When you purchase a home, it’s likely that the property will come with its own driveway, meaning that, so long as you live there, you’ll be responsible for its maintenance and upkeep. However, as time goes by, you’ll eventually have to replace your driveway. For best results, you need to pick out the right material.
Here are the things you need to consider when picking materials for your driveway replacement project.
Of course, one of the most important things that you’ll need to consider is your budget for the replacement. After all, any home improvement project can’t proceed without the right finances to fund it. According to experts, the overall cost of your driveway installation can vary depending on a few factors, such as dimensions, drainage features, design elements or even adjacent landscaping. With this many factors to consider, be sure to first consult a professional to help you make the right choices so you’ll remain within budget for the duration of the project.

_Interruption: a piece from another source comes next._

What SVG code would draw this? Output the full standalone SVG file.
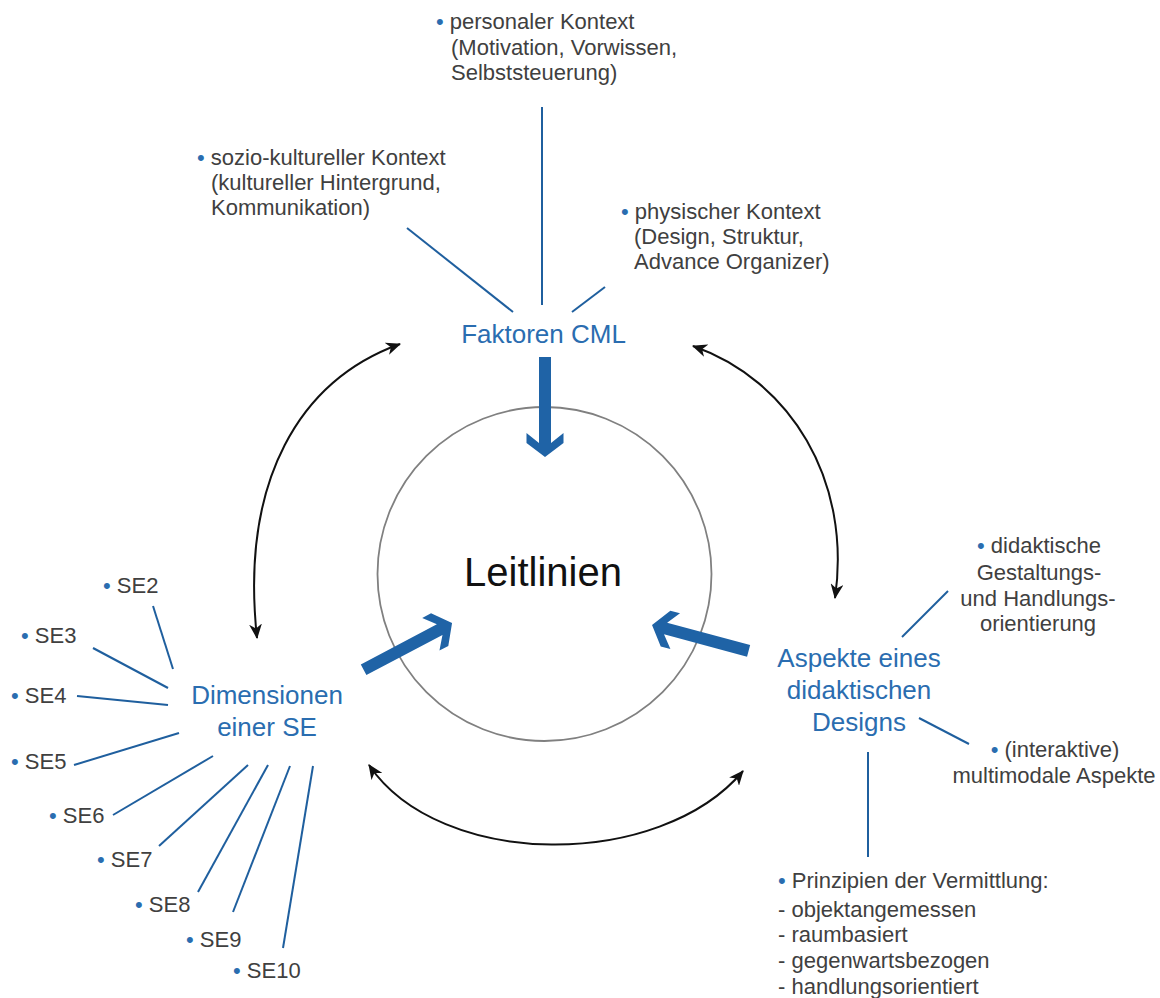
<svg xmlns="http://www.w3.org/2000/svg" width="1160" height="998" viewBox="0 0 1160 998">
  <style>
    .lbl { font-family: "Liberation Sans", Arial, sans-serif; font-size: 22px; fill: #404040; }
    .mid { text-anchor: middle; }
    .head { font-family: "Liberation Sans", Arial, sans-serif; font-size: 26px; fill: #2a6db0; text-anchor: middle; }
    .core { font-family: "Liberation Sans", Arial, sans-serif; font-size: 40px; fill: #111111; text-anchor: middle; }
    .b { fill: #2a6db0; }
    .spoke { stroke: #1f5f9e; stroke-width: 2; fill: none; }
    .cycle { stroke: #111111; stroke-width: 2; fill: none; marker-start: url(#tip); marker-end: url(#tip); }
    .push { fill: #1f63a6; }
  </style>
  <defs>
    <marker id="tip" viewBox="0 0 14 12" refX="13" refY="6" markerWidth="15" markerHeight="13" markerUnits="userSpaceOnUse" orient="auto-start-reverse">
      <path d="M0,0 L14,6 L0,12 L4,6 Z" fill="#111111"/>
    </marker>
    <!-- thick chevron arrow, pointing along +x, 100 long -->
    <path id="fat-arrow" d="M0,-6 H86 L76,-18.5 H86 L100,0 L86,18.5 H76 L86,6 H0 Z"/>
  </defs>
  <rect width="1160" height="998" fill="#ffffff"/>

  <!-- centre circle -->
  <g id="node-leitlinien">
    <circle cx="544.5" cy="574" r="167" fill="none" stroke="#808080" stroke-width="1.8"/>
    <text class="core" x="543" y="586">Leitlinien</text>
  </g>

  <!-- connectors -->
  <g id="connectors">
    <!-- spokes of Faktoren CML -->
    <line class="spoke" x1="542" y1="107" x2="542" y2="305"/>
    <line class="spoke" x1="407" y1="228" x2="513" y2="312"/>
    <line class="spoke" x1="605" y1="287" x2="572" y2="312"/>
    <!-- spokes of Dimensionen einer SE -->
    <line class="spoke" x1="153" y1="606" x2="173" y2="669"/>
    <line class="spoke" x1="93" y1="648" x2="168" y2="688"/>
    <line class="spoke" x1="77" y1="696" x2="168" y2="705"/>
    <line class="spoke" x1="74" y1="765" x2="179" y2="733"/>
    <line class="spoke" x1="113" y1="815" x2="213" y2="756"/>
    <line class="spoke" x1="159" y1="846" x2="248" y2="765"/>
    <line class="spoke" x1="198" y1="892" x2="268" y2="765"/>
    <line class="spoke" x1="233" y1="912" x2="290" y2="766"/>
    <line class="spoke" x1="283" y1="948" x2="313" y2="766"/>
    <!-- spokes of Aspekte eines didaktischen Designs -->
    <line class="spoke" x1="948" y1="591" x2="902" y2="637"/>
    <line class="spoke" x1="919" y1="718" x2="969" y2="744"/>
    <line class="spoke" x1="868" y1="752" x2="868" y2="857"/>
    <!-- mutual relations -->
    <path class="cycle" d="M400,344 C300,380 240,480 257,638"/>
    <path class="cycle" d="M693,346 C790,380 852,480 835,598"/>
    <path class="cycle" d="M369,765 C440,870 660,870 743,771"/>
    <!-- inputs into the guidelines -->
    <use href="#fat-arrow" class="push" transform="translate(545,357) rotate(90)"/>
    <use href="#fat-arrow" class="push" transform="translate(363.6,669.7) rotate(-27.8)"/>
    <use href="#fat-arrow" class="push" transform="translate(748.6,650.9) rotate(-164.95)"/>
  </g>

  <g id="node-faktoren">
    <text class="head" x="543.5" y="343">Faktoren CML</text>
  </g>
  <g id="node-dimensionen">
    <text class="head" x="267" y="704">Dimensionen</text>
    <text class="head" x="267" y="736">einer SE</text>
  </g>
  <g id="node-aspekte">
    <text class="head" x="859" y="667">Aspekte eines</text>
    <text class="head" x="859" y="699">didaktischen</text>
    <text class="head" x="859" y="731">Designs</text>
  </g>

  <g id="node-personal">
    <text class="lbl" x="436" y="29"><tspan class="b">•</tspan> personaler Kontext</text>
    <text class="lbl" x="451" y="55">(Motivation, Vorwissen,</text>
    <text class="lbl" x="451" y="80">Selbststeuerung)</text>
  </g>
  <g id="node-sozio">
    <text class="lbl" x="197" y="165"><tspan class="b">•</tspan> sozio-kultureller Kontext</text>
    <text class="lbl" x="211" y="190">(kultureller Hintergrund,</text>
    <text class="lbl" x="211" y="215">Kommunikation)</text>
  </g>
  <g id="node-physisch">
    <text class="lbl" x="621" y="219"><tspan class="b">•</tspan> physischer Kontext</text>
    <text class="lbl" x="634" y="244">(Design, Struktur,</text>
    <text class="lbl" x="634" y="269">Advance Organizer)</text>
  </g>

  <g id="node-se2"><text class="lbl" x="103" y="593"><tspan class="b">•</tspan> SE2</text></g>
  <g id="node-se3"><text class="lbl" x="21" y="643"><tspan class="b">•</tspan> SE3</text></g>
  <g id="node-se4"><text class="lbl" x="11" y="703"><tspan class="b">•</tspan> SE4</text></g>
  <g id="node-se5"><text class="lbl" x="11" y="769"><tspan class="b">•</tspan> SE5</text></g>
  <g id="node-se6"><text class="lbl" x="49" y="823"><tspan class="b">•</tspan> SE6</text></g>
  <g id="node-se7"><text class="lbl" x="97" y="867"><tspan class="b">•</tspan> SE7</text></g>
  <g id="node-se8"><text class="lbl" x="135" y="912"><tspan class="b">•</tspan> SE8</text></g>
  <g id="node-se9"><text class="lbl" x="186" y="947"><tspan class="b">•</tspan> SE9</text></g>
  <g id="node-se10"><text class="lbl" x="233" y="978"><tspan class="b">•</tspan> SE10</text></g>

  <g id="node-didaktisch">
    <text class="lbl mid" x="1039" y="553"><tspan class="b">•</tspan> didaktische</text>
    <text class="lbl mid" x="1039" y="580">Gestaltungs-</text>
    <text class="lbl mid" x="1038" y="606">und Handlungs-</text>
    <text class="lbl mid" x="1038" y="631">orientierung</text>
  </g>
  <g id="node-interaktiv">
    <text class="lbl mid" x="1055" y="757"><tspan class="b">•</tspan> (interaktive)</text>
    <text class="lbl mid" x="1054" y="783">multimodale Aspekte</text>
  </g>
  <g id="node-prinzipien">
    <text class="lbl" x="778" y="888"><tspan class="b">•</tspan> Prinzipien der Vermittlung:</text>
    <text class="lbl" x="778" y="917">- objektangemessen</text>
    <text class="lbl" x="778" y="942">- raumbasiert</text>
    <text class="lbl" x="778" y="968">- gegenwartsbezogen</text>
    <text class="lbl" x="778" y="994">- handlungsorientiert</text>
  </g>
</svg>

Your driveway can affect your property’s curb appeal. As such, when you’re picking materials to replace your driveway, aesthetics are another factor that you’ll need to consider. When trying to make your driveway look pleasing to the eye, be sure to determine what’s the prevailing driveway type of your neighborhood while keeping your personal tastes at the same time.
When you’re replacing your driveway, its maintenance requirements is another factor that you need to consider when picking materials. Remember: your driveway’s maintenance will vary depending on your material. For instance, gravel is easy to maintain while asphalt only requires maintenance every few years. However, this would all depend on your area’s climate as well; if you install an asphalt driveway in an area that constantly experiences cold climates, it won’t hold up well in the long run. If you aren’t certain what material you should pick for your new driveway, don’t hesitate to consult a professional for expert advice.
Before you become too invested in your driveway replacement, check your area’s regulations first. That way, you’ll be able to determine which driveway materials and colors are appropriate and which ones are prohibited by your Homeowners’ Association.